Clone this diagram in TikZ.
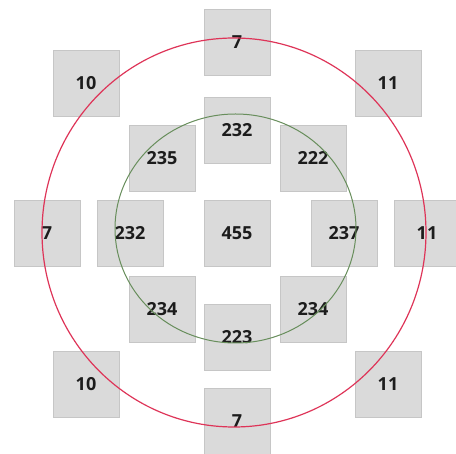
\documentclass[tikz,border=0pt]{standalone}
\usepackage{fontspec}
\setmainfont{Open Sans}
\definecolor{boxgray}{RGB}{218,218,218}
\definecolor{boxedge}{RGB}{198,198,198}
\definecolor{ringred}{RGB}{222,52,88}
\definecolor{ringgreen}{RGB}{104,142,92}
\definecolor{numtext}{RGB}{28,28,28}
\tikzset{
  cell/.style={rectangle, fill=boxgray, draw=boxedge, line width=0.6pt,
    minimum size=66pt, inner sep=0pt, text=numtext,
    font=\fontsize{18}{20}\selectfont\bfseries},
}

\begin{document}
\begin{tikzpicture}[x=1pt, y=-1pt]
  \useasboundingbox (0,0) rectangle (456,454);
  \clip (0,0) rectangle (456,454);

  % Outer cells
  \node[cell] (top7)    at (237,42)  {7};
  \node[cell] (tl10)    at (86,83)   {10};
  \node[cell] (tr11)    at (388,83)  {11};
  \node[cell] (left7)   at (47,233)  {7};
  \node[cell] (right11) at (427,233) {11};
  \node[cell] (bl10)    at (86,384)  {10};
  \node[cell] (br11)    at (388,384) {11};
  \node[cell] (bot7)    at (237,421) {7};

  % Inner cells
  \node[cell] (n232)  at (237,130) {232};
  \node[cell] (nw235) at (162,158) {235};
  \node[cell] (ne222) at (313,158) {222};
  \node[cell] (w232)  at (130,233) {232};
  \node[cell] (mid)   at (237,233) {455};
  \node[cell] (e237)  at (344,233) {237};
  \node[cell] (sw234) at (162,309) {234};
  \node[cell] (se234) at (313,309) {234};
  \node[cell] (s223)  at (237,337) {223};

  % Rings
  \draw[ringred, line width=1.2pt] (234,232.5) ellipse (192pt and 194.5pt);
  \draw[ringgreen, line width=1pt] (235.5,228.5) ellipse (120.5pt and 114.5pt);
\end{tikzpicture}
\end{document}
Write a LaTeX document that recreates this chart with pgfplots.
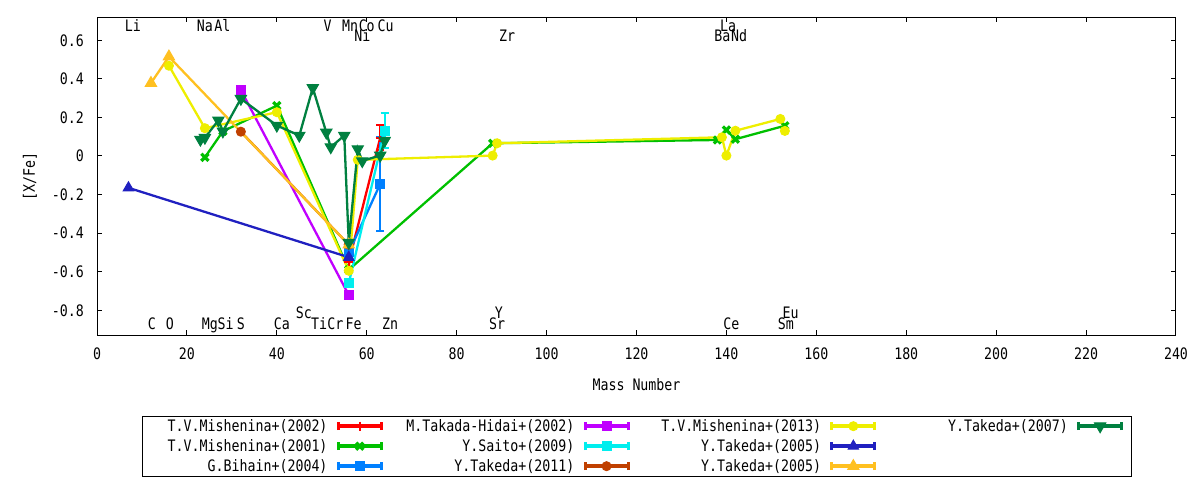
\documentclass[border=0pt]{standalone}
\usepackage{fontspec}
\setmainfont{DejaVu Sans Mono}[FakeStretch=0.84]
\usepackage{pgfplots}
\pgfplotsset{compat=1.18}
\definecolor{cRed}{HTML}{FF0000}
\definecolor{cGreen}{HTML}{00C000}
\definecolor{cBihain}{HTML}{0080FF}
\definecolor{cPurple}{HTML}{C000FF}
\definecolor{cCyan}{HTML}{00EEEE}
\definecolor{cBrown}{HTML}{C04000}
\definecolor{cYellow}{HTML}{EEEE00}
\definecolor{cBlue}{HTML}{2020C0}
\definecolor{cOrange}{HTML}{FFC020}
\definecolor{cDk}{HTML}{008040}
\pgfplotsset{
 sRed/.style={color=cRed, line width=2.3bp, mark=+, mark size=4.5bp, mark options={solid, line width=2bp}},
 sGreen/.style={color=cGreen, line width=2.3bp, mark=x, mark size=5bp, mark options={solid, line width=3.2bp}},
 sBihain/.style={color=cBihain, line width=2.3bp, mark=square*, mark size=4.5bp, mark options={solid, line width=1bp, fill=cBihain}},
 sPurple/.style={color=cPurple, line width=2.3bp, mark=square*, mark size=4.5bp, mark options={solid, line width=1bp, fill=cPurple}},
 sCyan/.style={color=cCyan, line width=2.3bp, mark=square*, mark size=4.5bp, mark options={solid, line width=1bp, fill=cCyan}},
 sBrown/.style={color=cBrown, line width=2.3bp, mark=*, mark size=4.5bp, mark options={solid, line width=1bp, fill=cBrown}},
 sYellow/.style={color=cYellow, line width=2.3bp, mark=*, mark size=4.5bp, mark options={solid, line width=1bp, fill=cYellow}},
 sBlue/.style={color=cBlue, line width=2.3bp, mark=triangle*, mark size=6bp, mark options={solid, line width=1bp, fill=cBlue}},
 sOrange/.style={color=cOrange, line width=2.3bp, mark=triangle*, mark size=6.5bp, mark options={solid, line width=1bp, fill=cOrange}},
 sDk/.style={color=cDk, line width=2.3bp, mark=triangle*, mark size=6.5bp, mark options={solid, line width=1bp, fill=cDk, rotate=180}},
 errb/.style={error bars/.cd, y dir=both, y explicit, error mark=-,
   error bar style={line width=2.3bp, solid},
   error mark options={rotate=90, line width=2.3bp, mark size=4bp, solid}, /pgfplots/.cd},
}
\tikzset{lbl/.style={anchor=base, inner sep=0pt}}
\newcommand{\LE}[2]{\makebox[#1][r]{#2\hspace{9bp}}\rule[-4.5bp]{0pt}{20bp}}
\begin{document}
\fontsize{15.8bp}{19bp}\selectfont
\begin{tikzpicture}
\useasboundingbox (0,0) rectangle (1200bp,480bp);
\begin{axis}[
 at={(97bp,145bp)}, anchor=south west,
 width=1079bp, height=317.7bp, scale only axis,
 xmin=0, xmax=240, ymin=-0.928, ymax=0.719,
 clip=false,
 xtick={0,20,40,60,80,100,120,140,160,180,200,220,240},
 xticklabels={0,20,40,60,80,100,120,140,160,180,200,220,240},
 ytick={-0.8,-0.6,-0.4,-0.2,0,0.2,0.4,0.6},
 yticklabels={-0.8,-0.6,-0.4,-0.2,0,0.2,0.4,0.6},
 xtick pos=both, ytick pos=both,
 xticklabel pos=bottom, yticklabel pos=left,
 tick align=inside, major tick length=5bp,
 tick style={black, line width=1bp},
 axis line style={line width=1bp},
 xticklabel style={anchor=north, inner sep=0pt, yshift=-12.5bp},
 yticklabel style={anchor=east, inner sep=0pt, xshift=-13bp},
 xlabel={Mass Number},
 xlabel style={at={(axis description cs:0.5,0)}, anchor=north, inner sep=0pt, yshift=-43bp},
 ylabel={[X/Fe]},
 ylabel style={at={(axis description cs:-0.0621,0.5)}, anchor=center, inner sep=0pt},
 legend columns=4,
 legend plot pos=right,
 legend image code/.code={
   \draw[#1, mark=none, line width=3.5bp] (0bp,0bp) -- (43bp,0bp);
   \draw[#1, mark=none, line width=3bp] (0bp,-4bp) -- (0bp,4bp) (43bp,-4bp) -- (43bp,4bp);
   \draw[#1, line width=3.5bp] plot coordinates {(21.5bp,0bp)};
 },
 legend style={at={(0.0417,-0.254)}, anchor=north west, draw=black, line width=1bp,
   inner xsep=8bp, inner ysep=0pt, column sep=0pt, row sep=0pt,
   cells={anchor=center}, nodes={inner sep=0pt, text depth=, text height=}},
]
% T.V.Mishenina+(2002)
\addplot[sRed, forget plot, errb] coordinates {(56,-0.55) (63,0.095) +- (0,0.065)};
% T.V.Mishenina+(2001)
\addplot[sGreen, forget plot] coordinates {(24,-0.007) (28,0.128) (40,0.261) (56,-0.59) (88,0.066) (138,0.083) (140,0.135) (142,0.087) (153,0.157)};
% G.Bihain+(2004)
\addplot[sBihain, forget plot, errb] coordinates {(56,-0.50) (63,-0.145) +- (0,0.244)};
% M.Takada-Hidai+(2002)
\addplot[sPurple, forget plot] coordinates {(32,0.342) (56,-0.721)};
% Y.Saito+(2009)
\addplot[sCyan, forget plot, errb] coordinates {(56,-0.66) (64,0.132) +- (0,0.091)};
% Y.Takeda+(2011)
\addplot[sBrown, forget plot] coordinates {(32,0.126) (56,-0.46)};
% T.V.Mishenina+(2013)
\addplot[sYellow, forget plot] coordinates {(16,0.468) (24,0.144) (40,0.227) (56,-0.595) (58,-0.02) (88,0.002) (89,0.066) (139,0.097) (140,0.002) (142,0.131) (152,0.192) (153,0.130)};
% Y.Takeda+(2005) blue
\addplot[sBlue, forget plot] coordinates {(7,-0.165) (56,-0.525)};
% Y.Takeda+(2005) orange
\addplot[sOrange, forget plot] coordinates {(12,0.378) (16,0.515) (56,-0.46)};
% Y.Takeda+(2007)
\addplot[sDk, forget plot] coordinates {(23,0.085) (24,0.095) (27,0.185) (28,0.128) (32,0.297) (40,0.158) (45,0.106) (48,0.353) (51,0.122) (52,0.046) (55,0.106) (56,-0.449) (58,0.036) (59,-0.026) (63,0.003) (64,0.08)};

\addlegendimage{sRed} \addlegendentry{\LE{186bp}{T.V.Mishenina+(2002)}}
\addlegendimage{sPurple} \addlegendentry{\LE{200.3bp}{M.Takada-Hidai+(2002)}}
\addlegendimage{sYellow} \addlegendentry{\LE{200.3bp}{T.V.Mishenina+(2013)}}
\addlegendimage{sDk} \addlegendentry{\LE{200.3bp}{Y.Takeda+(2007)}}
\addlegendimage{sGreen} \addlegendentry{\LE{186bp}{T.V.Mishenina+(2001)}}
\addlegendimage{sCyan} \addlegendentry{\LE{200.3bp}{Y.Saito+(2009)}}
\addlegendimage{sBlue} \addlegendentry{\LE{200.3bp}{Y.Takeda+(2005)}}
\addlegendimage{empty legend} \addlegendentry{}
\addlegendimage{sBihain} \addlegendentry{\LE{186bp}{G.Bihain+(2004)}}
\addlegendimage{sBrown} \addlegendentry{\LE{200.3bp}{Y.Takeda+(2011)}}
\addlegendimage{sOrange} \addlegendentry{\LE{200.3bp}{Y.Takeda+(2005)}}

% element labels, top rows
\node[lbl] at (axis cs:7.96,0.6445) {Li};
\node[lbl] at (axis cs:24.0,0.6445) {Na};
\node[lbl] at (axis cs:27.9,0.6445) {Al};
\node[lbl] at (axis cs:51.3,0.6445) {V};
\node[lbl] at (axis cs:56.3,0.6445) {Mn};
\node[lbl] at (axis cs:60.0,0.6445) {Co};
\node[lbl] at (axis cs:64.2,0.6445) {Cu};
\node[lbl] at (axis cs:140.4,0.6445) {La};
\node[lbl] at (axis cs:59.05,0.596) {Ni};
\node[lbl] at (axis cs:91.2,0.596) {Zr};
\node[lbl] at (axis cs:139.1,0.596) {Ba};
\node[lbl] at (axis cs:142.8,0.596) {Nd};
% bottom rows
\node[lbl] at (axis cs:12.2,-0.902) {C};
\node[lbl] at (axis cs:16.2,-0.902) {O};
\node[lbl] at (axis cs:25.1,-0.902) {Mg};
\node[lbl] at (axis cs:28.6,-0.902) {Si};
\node[lbl] at (axis cs:32.0,-0.902) {S};
\node[lbl] at (axis cs:41.1,-0.902) {Ca};
\node[lbl] at (axis cs:49.4,-0.902) {Ti};
\node[lbl] at (axis cs:53.0,-0.902) {Cr};
\node[lbl] at (axis cs:57.1,-0.902) {Fe};
\node[lbl] at (axis cs:65.2,-0.902) {Zn};
\node[lbl] at (axis cs:89.0,-0.902) {Sr};
\node[lbl] at (axis cs:141.1,-0.902) {Ce};
\node[lbl] at (axis cs:153.2,-0.902) {Sm};
\node[lbl] at (axis cs:46.0,-0.840) {Sc};
\node[lbl] at (axis cs:89.4,-0.840) {Y};
\node[lbl] at (axis cs:154.3,-0.840) {Eu};
\end{axis}
\end{tikzpicture}
\end{document}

^^^^^^^^

### Requirements
Find how many lines in the listing hold "this", and reply with that number only.

### Expected answer
2